Data entries
-----

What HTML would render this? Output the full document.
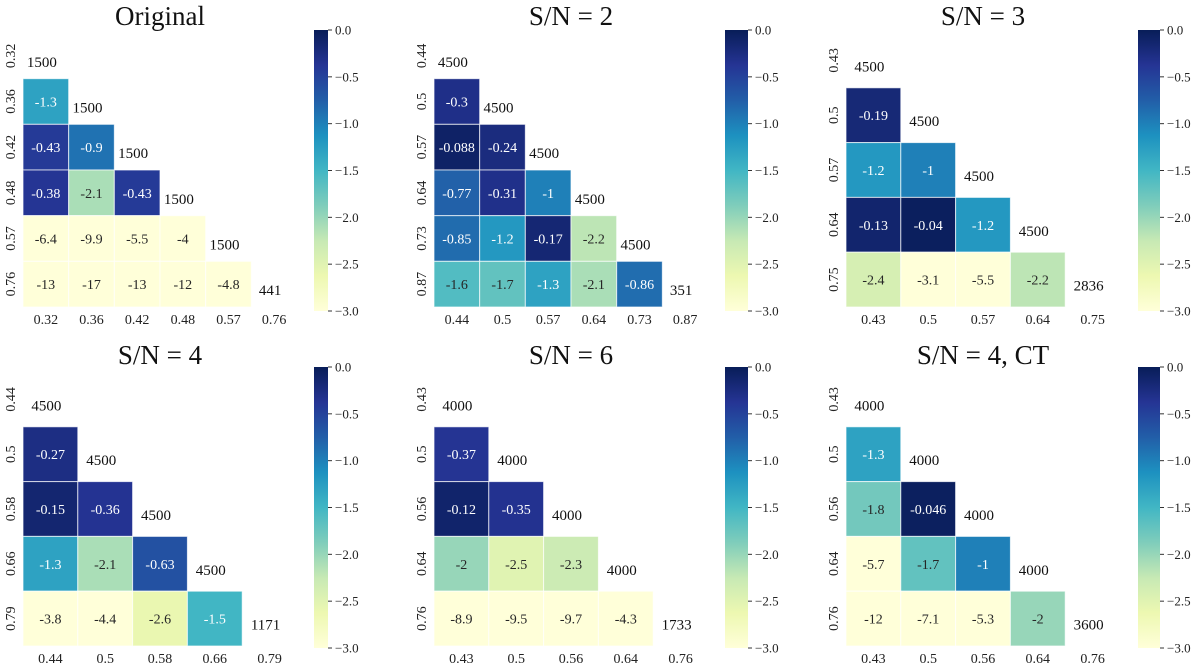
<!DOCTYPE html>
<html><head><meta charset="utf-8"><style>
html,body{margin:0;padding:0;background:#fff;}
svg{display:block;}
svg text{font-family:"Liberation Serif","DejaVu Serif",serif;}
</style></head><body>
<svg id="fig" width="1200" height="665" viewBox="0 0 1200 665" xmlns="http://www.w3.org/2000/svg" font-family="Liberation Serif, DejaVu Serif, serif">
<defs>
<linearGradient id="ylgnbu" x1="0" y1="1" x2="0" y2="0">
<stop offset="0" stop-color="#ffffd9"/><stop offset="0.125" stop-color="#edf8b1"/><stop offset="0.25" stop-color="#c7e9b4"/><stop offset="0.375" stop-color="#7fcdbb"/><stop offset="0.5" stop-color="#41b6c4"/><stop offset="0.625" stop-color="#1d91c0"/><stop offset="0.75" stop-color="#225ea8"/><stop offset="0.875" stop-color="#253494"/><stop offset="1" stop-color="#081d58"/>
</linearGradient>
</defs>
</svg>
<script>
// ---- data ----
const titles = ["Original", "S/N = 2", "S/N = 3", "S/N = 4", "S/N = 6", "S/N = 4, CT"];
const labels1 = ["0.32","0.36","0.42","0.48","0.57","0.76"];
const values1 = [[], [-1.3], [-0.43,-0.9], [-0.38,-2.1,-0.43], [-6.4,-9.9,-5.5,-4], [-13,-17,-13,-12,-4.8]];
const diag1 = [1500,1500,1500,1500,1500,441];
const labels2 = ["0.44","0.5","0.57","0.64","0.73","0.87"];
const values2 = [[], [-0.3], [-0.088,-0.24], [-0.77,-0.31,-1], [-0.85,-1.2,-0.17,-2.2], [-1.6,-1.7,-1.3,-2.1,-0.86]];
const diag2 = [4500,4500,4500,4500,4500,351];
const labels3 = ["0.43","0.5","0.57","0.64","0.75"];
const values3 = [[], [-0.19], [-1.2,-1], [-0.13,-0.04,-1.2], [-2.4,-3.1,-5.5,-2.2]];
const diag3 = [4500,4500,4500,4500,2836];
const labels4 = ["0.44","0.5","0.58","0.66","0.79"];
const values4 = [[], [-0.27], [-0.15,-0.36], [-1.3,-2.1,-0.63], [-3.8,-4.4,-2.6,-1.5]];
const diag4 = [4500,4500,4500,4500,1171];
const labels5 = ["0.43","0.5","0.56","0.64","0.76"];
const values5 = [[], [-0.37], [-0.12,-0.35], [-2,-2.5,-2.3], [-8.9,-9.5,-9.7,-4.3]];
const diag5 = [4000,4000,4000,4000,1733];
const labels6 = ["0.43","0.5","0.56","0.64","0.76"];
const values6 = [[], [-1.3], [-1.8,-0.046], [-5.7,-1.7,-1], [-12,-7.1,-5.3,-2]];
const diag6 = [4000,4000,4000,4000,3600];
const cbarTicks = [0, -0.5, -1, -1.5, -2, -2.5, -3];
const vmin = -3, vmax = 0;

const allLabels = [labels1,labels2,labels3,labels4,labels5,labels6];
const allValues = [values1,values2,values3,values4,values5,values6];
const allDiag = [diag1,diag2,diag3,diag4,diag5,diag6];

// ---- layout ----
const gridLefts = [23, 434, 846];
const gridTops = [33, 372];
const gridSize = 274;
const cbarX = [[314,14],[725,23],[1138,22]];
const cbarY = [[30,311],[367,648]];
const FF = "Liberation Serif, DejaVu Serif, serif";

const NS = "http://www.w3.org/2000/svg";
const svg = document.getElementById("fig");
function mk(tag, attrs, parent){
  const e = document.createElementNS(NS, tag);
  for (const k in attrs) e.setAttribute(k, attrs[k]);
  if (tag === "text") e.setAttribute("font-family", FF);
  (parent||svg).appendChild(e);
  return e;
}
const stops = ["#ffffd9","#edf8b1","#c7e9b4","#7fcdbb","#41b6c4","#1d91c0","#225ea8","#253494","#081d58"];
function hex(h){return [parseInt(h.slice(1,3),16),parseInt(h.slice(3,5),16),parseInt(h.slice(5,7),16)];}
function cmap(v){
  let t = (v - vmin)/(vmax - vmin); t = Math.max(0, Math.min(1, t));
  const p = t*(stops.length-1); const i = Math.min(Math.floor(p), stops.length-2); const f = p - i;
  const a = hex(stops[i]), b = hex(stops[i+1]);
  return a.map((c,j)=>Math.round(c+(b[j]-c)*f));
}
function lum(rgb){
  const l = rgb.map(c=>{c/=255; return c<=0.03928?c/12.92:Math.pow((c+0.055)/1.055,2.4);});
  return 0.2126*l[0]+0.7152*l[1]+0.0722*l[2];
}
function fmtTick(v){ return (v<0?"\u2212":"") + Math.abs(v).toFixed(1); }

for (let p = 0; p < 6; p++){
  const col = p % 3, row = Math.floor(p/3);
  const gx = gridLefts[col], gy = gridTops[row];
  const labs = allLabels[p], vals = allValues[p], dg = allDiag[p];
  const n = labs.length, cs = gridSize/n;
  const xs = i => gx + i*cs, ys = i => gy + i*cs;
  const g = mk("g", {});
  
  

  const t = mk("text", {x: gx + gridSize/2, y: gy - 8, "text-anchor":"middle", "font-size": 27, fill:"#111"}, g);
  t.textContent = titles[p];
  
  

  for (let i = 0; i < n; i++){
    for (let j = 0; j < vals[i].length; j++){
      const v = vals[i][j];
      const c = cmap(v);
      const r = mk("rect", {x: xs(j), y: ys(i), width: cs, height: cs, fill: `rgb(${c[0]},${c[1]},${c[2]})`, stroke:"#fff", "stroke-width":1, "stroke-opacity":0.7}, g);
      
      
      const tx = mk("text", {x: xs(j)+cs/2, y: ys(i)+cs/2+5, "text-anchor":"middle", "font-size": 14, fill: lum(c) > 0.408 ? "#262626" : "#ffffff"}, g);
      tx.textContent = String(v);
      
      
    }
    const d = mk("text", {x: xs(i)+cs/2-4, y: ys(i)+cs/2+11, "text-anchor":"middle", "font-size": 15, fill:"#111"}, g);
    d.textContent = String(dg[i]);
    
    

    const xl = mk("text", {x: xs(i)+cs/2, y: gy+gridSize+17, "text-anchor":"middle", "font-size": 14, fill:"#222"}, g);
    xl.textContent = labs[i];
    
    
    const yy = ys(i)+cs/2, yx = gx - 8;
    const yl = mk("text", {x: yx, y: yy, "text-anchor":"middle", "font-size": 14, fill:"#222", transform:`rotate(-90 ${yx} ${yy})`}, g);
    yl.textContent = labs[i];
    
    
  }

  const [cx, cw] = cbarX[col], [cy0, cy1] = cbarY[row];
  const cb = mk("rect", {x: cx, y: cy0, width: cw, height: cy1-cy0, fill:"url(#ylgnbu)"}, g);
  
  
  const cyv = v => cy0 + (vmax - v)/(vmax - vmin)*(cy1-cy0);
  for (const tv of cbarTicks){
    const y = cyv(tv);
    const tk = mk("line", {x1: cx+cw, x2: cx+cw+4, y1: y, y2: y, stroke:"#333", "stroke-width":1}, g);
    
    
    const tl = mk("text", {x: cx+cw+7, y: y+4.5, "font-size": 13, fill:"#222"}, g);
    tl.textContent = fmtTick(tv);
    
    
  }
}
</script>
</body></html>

-----

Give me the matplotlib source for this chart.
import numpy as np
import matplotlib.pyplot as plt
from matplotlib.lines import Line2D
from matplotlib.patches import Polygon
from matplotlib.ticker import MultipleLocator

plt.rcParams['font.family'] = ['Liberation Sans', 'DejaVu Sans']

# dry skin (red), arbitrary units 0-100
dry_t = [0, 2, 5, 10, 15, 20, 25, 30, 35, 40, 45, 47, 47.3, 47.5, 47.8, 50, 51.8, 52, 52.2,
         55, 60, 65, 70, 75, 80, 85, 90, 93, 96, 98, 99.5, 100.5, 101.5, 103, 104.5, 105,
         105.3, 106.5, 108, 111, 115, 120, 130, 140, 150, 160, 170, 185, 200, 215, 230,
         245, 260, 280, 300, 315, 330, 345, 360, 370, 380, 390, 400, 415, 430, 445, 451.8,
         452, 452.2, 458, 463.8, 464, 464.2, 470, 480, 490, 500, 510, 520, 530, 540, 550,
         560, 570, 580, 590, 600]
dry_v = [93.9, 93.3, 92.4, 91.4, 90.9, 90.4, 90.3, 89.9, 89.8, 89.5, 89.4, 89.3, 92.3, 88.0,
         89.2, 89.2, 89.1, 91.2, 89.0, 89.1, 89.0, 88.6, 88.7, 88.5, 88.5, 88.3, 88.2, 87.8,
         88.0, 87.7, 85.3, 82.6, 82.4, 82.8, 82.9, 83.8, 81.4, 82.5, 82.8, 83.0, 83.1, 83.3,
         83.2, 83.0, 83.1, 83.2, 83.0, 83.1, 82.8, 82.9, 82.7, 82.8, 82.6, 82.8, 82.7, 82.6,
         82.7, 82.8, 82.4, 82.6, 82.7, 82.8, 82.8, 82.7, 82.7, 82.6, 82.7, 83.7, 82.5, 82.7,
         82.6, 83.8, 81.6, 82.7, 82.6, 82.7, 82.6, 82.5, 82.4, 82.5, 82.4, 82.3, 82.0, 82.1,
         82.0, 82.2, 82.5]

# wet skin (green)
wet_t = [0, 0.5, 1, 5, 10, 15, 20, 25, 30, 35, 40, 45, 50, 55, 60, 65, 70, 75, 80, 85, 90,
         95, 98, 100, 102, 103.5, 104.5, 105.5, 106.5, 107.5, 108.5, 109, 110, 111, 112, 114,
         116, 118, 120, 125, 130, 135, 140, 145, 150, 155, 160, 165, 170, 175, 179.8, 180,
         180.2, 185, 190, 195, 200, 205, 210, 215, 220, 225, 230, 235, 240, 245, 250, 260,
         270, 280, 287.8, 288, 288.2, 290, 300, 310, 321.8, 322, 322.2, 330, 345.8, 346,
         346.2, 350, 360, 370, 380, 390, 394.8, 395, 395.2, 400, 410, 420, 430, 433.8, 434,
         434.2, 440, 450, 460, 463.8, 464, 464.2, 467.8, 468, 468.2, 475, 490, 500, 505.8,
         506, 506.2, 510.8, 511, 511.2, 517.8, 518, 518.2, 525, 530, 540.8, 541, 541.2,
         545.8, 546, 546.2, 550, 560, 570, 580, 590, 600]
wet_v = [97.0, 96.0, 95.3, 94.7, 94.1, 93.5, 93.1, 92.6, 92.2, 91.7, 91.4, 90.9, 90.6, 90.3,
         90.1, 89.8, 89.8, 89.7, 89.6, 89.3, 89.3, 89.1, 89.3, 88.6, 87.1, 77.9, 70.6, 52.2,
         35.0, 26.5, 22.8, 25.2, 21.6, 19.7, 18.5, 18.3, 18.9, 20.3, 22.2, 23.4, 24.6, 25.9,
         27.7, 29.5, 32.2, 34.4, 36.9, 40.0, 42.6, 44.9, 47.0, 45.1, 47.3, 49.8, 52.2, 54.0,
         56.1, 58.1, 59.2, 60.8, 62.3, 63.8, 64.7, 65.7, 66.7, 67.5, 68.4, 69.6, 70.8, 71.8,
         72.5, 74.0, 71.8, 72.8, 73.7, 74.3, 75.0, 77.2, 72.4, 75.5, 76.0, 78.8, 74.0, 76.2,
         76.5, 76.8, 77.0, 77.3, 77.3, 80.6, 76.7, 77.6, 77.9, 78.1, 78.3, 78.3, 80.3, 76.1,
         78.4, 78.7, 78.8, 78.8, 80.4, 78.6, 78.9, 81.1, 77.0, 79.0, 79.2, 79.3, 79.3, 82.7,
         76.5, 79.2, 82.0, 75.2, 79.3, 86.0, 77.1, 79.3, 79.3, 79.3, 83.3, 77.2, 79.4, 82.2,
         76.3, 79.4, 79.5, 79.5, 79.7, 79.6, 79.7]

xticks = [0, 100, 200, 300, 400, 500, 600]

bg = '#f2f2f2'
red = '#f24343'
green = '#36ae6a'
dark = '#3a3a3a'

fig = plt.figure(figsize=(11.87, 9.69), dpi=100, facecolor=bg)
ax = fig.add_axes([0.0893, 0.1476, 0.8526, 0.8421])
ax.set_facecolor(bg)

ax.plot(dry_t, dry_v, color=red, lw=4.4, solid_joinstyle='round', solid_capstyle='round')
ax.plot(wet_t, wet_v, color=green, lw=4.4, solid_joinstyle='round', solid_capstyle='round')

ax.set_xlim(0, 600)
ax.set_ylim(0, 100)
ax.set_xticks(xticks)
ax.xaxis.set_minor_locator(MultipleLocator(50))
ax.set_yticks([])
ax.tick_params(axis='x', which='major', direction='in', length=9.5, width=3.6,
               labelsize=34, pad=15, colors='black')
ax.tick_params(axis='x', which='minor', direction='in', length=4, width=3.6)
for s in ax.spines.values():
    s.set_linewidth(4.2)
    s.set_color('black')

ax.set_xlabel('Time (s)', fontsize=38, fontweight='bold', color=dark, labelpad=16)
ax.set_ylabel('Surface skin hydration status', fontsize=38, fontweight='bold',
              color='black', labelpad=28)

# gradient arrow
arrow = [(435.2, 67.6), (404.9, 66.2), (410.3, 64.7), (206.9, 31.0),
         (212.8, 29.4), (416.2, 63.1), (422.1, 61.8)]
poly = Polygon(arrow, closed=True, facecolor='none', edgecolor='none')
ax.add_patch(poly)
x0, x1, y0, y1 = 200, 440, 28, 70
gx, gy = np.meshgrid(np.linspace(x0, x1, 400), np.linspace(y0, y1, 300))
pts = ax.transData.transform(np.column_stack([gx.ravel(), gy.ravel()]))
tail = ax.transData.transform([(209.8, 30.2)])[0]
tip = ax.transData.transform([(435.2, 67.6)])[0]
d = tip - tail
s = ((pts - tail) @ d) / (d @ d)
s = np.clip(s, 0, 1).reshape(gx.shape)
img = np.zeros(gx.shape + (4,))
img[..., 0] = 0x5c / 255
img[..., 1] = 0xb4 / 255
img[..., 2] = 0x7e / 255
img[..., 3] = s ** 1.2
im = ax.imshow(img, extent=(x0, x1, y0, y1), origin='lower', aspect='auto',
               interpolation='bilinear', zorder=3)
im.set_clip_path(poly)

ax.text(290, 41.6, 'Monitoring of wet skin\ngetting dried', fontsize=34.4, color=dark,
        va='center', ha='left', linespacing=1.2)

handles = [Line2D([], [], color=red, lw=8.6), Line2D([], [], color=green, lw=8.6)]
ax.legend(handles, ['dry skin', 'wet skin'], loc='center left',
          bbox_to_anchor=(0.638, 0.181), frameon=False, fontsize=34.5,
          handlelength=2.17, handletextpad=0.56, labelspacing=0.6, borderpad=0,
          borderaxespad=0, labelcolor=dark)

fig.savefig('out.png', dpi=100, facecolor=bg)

-----

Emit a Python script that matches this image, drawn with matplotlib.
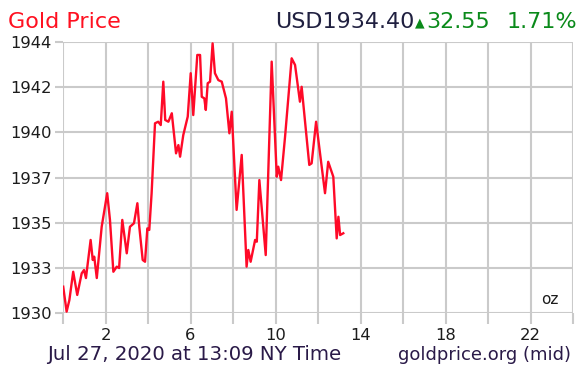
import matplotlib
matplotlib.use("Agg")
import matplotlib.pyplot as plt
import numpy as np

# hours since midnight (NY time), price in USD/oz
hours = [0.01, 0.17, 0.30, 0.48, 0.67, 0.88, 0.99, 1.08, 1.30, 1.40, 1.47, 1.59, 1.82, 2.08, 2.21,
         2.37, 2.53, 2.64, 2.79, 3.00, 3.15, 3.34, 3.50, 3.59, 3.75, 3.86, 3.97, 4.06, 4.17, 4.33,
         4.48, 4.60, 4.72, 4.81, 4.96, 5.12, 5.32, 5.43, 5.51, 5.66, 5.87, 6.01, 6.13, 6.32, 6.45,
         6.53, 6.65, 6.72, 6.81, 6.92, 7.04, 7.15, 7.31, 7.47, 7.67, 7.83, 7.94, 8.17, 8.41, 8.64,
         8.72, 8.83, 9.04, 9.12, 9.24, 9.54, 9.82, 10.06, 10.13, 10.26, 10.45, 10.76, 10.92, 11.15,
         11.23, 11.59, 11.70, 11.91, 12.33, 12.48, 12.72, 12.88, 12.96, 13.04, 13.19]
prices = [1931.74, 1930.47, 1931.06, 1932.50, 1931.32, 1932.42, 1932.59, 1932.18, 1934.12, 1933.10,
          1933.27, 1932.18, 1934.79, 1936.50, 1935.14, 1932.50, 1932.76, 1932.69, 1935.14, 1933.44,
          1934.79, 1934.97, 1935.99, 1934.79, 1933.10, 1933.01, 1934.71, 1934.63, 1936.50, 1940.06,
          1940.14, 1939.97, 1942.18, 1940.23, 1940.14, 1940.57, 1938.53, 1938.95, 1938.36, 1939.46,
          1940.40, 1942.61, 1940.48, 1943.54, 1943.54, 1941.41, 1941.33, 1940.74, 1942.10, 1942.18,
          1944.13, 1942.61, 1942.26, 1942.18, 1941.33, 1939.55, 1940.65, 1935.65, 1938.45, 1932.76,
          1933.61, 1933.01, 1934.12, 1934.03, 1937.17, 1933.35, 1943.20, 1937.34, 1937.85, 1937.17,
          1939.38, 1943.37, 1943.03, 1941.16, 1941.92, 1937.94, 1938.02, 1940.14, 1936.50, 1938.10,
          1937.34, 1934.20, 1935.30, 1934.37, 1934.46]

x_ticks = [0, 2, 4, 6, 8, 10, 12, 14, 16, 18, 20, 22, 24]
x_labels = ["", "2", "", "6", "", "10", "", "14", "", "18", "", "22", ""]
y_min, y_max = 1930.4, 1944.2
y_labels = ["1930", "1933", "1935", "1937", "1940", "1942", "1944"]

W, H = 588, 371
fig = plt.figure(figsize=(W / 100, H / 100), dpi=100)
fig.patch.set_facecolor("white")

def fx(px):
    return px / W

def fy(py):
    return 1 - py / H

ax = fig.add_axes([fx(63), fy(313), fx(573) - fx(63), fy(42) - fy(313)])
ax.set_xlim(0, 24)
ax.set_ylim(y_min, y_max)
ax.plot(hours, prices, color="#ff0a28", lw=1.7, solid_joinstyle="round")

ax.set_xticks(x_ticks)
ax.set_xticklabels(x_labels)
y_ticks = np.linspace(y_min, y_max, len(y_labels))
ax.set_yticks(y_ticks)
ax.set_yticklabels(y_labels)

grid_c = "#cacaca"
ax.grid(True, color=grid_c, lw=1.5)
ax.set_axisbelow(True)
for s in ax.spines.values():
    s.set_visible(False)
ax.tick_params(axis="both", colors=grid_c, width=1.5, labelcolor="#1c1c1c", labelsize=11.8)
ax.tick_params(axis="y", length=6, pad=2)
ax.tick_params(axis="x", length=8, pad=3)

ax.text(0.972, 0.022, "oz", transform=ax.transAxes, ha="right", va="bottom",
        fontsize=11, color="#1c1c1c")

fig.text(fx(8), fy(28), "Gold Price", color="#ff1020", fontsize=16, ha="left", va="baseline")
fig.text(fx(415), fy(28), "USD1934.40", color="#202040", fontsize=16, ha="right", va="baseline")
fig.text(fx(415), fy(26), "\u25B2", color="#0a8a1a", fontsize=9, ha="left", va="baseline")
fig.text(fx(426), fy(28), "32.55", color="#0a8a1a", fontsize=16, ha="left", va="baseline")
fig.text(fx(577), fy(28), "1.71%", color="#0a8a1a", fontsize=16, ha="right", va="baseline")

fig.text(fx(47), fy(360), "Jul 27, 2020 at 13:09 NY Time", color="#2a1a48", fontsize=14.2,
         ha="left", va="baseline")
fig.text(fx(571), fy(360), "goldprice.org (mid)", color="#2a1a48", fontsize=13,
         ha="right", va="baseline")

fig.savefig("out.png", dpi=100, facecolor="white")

-----

» The task
Write out each line of the data that holds the string "this".

» Answer
What HTML would render this? Output the full document.
Give me the matplotlib source for this chart.
Emit a Python script that matches this image, drawn with matplotlib.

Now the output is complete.